Altmire characterizes his vote as "pro-life," a continuation of his "up-is-down" and "black-is-white" approach to reality. The destruction of embryos for scientific and economic gain is not in any sense "pro-life."
Of course, no pro-life organization agrees with Altmire on his position. No church, group, or individual that believes life begins at conception (as it rather obviously does and is even regarded in PA law as so doing) supports Altmire's stand.
Moreover, no decent society believes that everything it can do -- technically --- should therefore be done. In China, organs are removed from executed prisoners (with surgeons standing by) for use by individuals needing transplants. China apparently sells many of those organs for five-figure and six-figure amounts to people (including Americans) who can afford them. I'm sure the government of China would defend that approach as "pro-life," since of course prisoners being executed aren't going to have a life.
The novelist Fyodor Dostoevsky once said: "If God is dead, then everything is permitted." He didn't mean necessarily that one even has to believe in God to keep "everything" from happening. He meant that if an individual has no basic principles about life and its value, then God help us.

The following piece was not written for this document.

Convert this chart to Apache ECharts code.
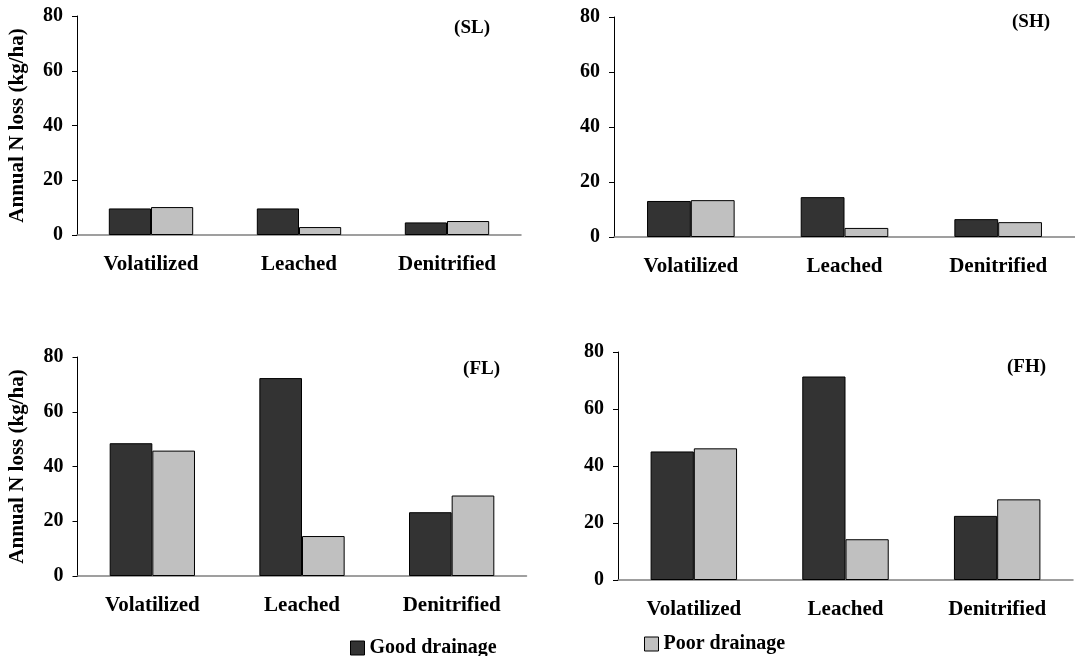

My wife suffers from one of the physical afflictions Altmire mentioned in support of his vote. She opposes embryonic stem cell research, mainly because she doesn't want to enhance her own life at the expense of devaluing life in general.
If we as a society start making arbitary distinctions about which life is more valuable than others, we will soon be hurtling down that proverbial slippery slope. We may just find that when everything is permitted, nothing remains of sustainable value.
I fear that the votes of Jason Altmire may continue to be largely indistinguishable from the votes of, say, Nancy Pelosi, for whom political concerns always seem to take precedence over ethical considerations. That's not exactly in keeping with the views of the people in the 4th congressional district.